A year ago The Economist magazine published an article about the ageing of the Japanese workforce, pointing to three very senior executives as examples.
Today, those three executives are still at their jobs with the difference that they are a year older.
Tsuneo Watanabe, editor-in-chief of the world’s biggest circulation newspaper, the Yomiuri Shimbun, is 91. Masamoto Yashiro, chairman and chief executive of Shinsei Bank has just turned 89 while Mikio Sasaki, chairman of Mitsubishi, is now 80.
The Economist had commented that while people in most countries typically retire before becoming eligible for an age pension, Japan is an exception.
The average retirement age of Australians who retired over the past five years was a little under 63.

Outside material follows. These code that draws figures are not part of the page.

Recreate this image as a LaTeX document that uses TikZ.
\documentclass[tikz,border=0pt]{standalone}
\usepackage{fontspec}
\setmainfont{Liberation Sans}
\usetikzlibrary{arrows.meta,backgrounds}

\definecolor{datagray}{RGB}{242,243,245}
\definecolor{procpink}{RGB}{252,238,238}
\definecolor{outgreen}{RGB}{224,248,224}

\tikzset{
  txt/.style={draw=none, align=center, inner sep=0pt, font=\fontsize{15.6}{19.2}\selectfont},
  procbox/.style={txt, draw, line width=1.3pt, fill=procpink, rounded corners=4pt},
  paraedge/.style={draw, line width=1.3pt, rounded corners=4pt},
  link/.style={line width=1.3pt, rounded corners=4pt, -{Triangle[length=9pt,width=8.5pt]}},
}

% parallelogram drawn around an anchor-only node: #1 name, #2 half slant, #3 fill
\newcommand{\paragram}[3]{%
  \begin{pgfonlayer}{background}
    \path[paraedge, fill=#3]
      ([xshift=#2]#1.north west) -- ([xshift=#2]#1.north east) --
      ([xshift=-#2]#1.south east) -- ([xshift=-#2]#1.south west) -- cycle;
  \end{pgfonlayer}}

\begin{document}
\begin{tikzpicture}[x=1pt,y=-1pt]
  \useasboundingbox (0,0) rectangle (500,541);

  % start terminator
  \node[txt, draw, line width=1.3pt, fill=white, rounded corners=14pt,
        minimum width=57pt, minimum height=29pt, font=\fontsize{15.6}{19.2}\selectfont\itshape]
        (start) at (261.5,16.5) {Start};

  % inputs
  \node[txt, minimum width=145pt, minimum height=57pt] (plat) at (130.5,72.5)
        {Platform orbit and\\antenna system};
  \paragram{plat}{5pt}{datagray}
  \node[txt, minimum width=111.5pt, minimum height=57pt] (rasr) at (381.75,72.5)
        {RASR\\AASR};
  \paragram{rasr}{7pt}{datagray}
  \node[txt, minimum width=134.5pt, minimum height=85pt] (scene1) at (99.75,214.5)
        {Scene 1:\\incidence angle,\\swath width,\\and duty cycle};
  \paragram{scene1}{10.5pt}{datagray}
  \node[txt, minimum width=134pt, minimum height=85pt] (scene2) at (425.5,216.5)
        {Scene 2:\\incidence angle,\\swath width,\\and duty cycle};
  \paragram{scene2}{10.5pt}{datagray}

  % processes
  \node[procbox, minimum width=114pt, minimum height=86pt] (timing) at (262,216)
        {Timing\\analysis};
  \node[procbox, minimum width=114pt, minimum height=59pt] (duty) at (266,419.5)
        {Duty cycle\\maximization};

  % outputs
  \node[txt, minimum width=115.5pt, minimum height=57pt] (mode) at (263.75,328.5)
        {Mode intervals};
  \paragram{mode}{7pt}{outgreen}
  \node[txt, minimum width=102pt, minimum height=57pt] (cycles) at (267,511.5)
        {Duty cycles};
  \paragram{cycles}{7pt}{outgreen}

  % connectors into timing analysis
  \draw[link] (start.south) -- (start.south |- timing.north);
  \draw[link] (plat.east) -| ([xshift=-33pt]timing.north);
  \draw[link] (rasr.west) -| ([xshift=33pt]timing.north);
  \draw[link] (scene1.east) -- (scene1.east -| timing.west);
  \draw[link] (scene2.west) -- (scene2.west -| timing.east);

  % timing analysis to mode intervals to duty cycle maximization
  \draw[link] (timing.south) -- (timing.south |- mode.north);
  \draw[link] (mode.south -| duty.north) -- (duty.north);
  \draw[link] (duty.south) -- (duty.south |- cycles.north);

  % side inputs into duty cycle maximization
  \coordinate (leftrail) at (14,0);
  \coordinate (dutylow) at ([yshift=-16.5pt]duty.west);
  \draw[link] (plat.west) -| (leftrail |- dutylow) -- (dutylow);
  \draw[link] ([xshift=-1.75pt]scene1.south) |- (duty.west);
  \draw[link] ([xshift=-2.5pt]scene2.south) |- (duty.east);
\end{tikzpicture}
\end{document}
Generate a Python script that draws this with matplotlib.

The latest Retirement and retirement intentions, Australia report for 2016-17, recently published by the Australian Bureau of Statistic (ABS), shows that 70 per cent of Australia’s labour force over 45 intends to retire at 65 years or older. That’s of those who intend to retire; a small minority want to keep working for the rest of their lives.
ABS figures also show that more than a third of full-time workers over 45 aim to eventually phase in retirement by first changing to part-time work before retiring.
Interestingly, 5 per cent of those who had previously retired have either already returned to the paid workforce or are planning a work comeback. Their main reasons for wanting to return to paid work are “financial need” (42 per cent) and “bored/needed something to do” (32 per cent).
A longer working life if possible provides a chance to save more for what will be a shorter and, therefore, less-costly retirement.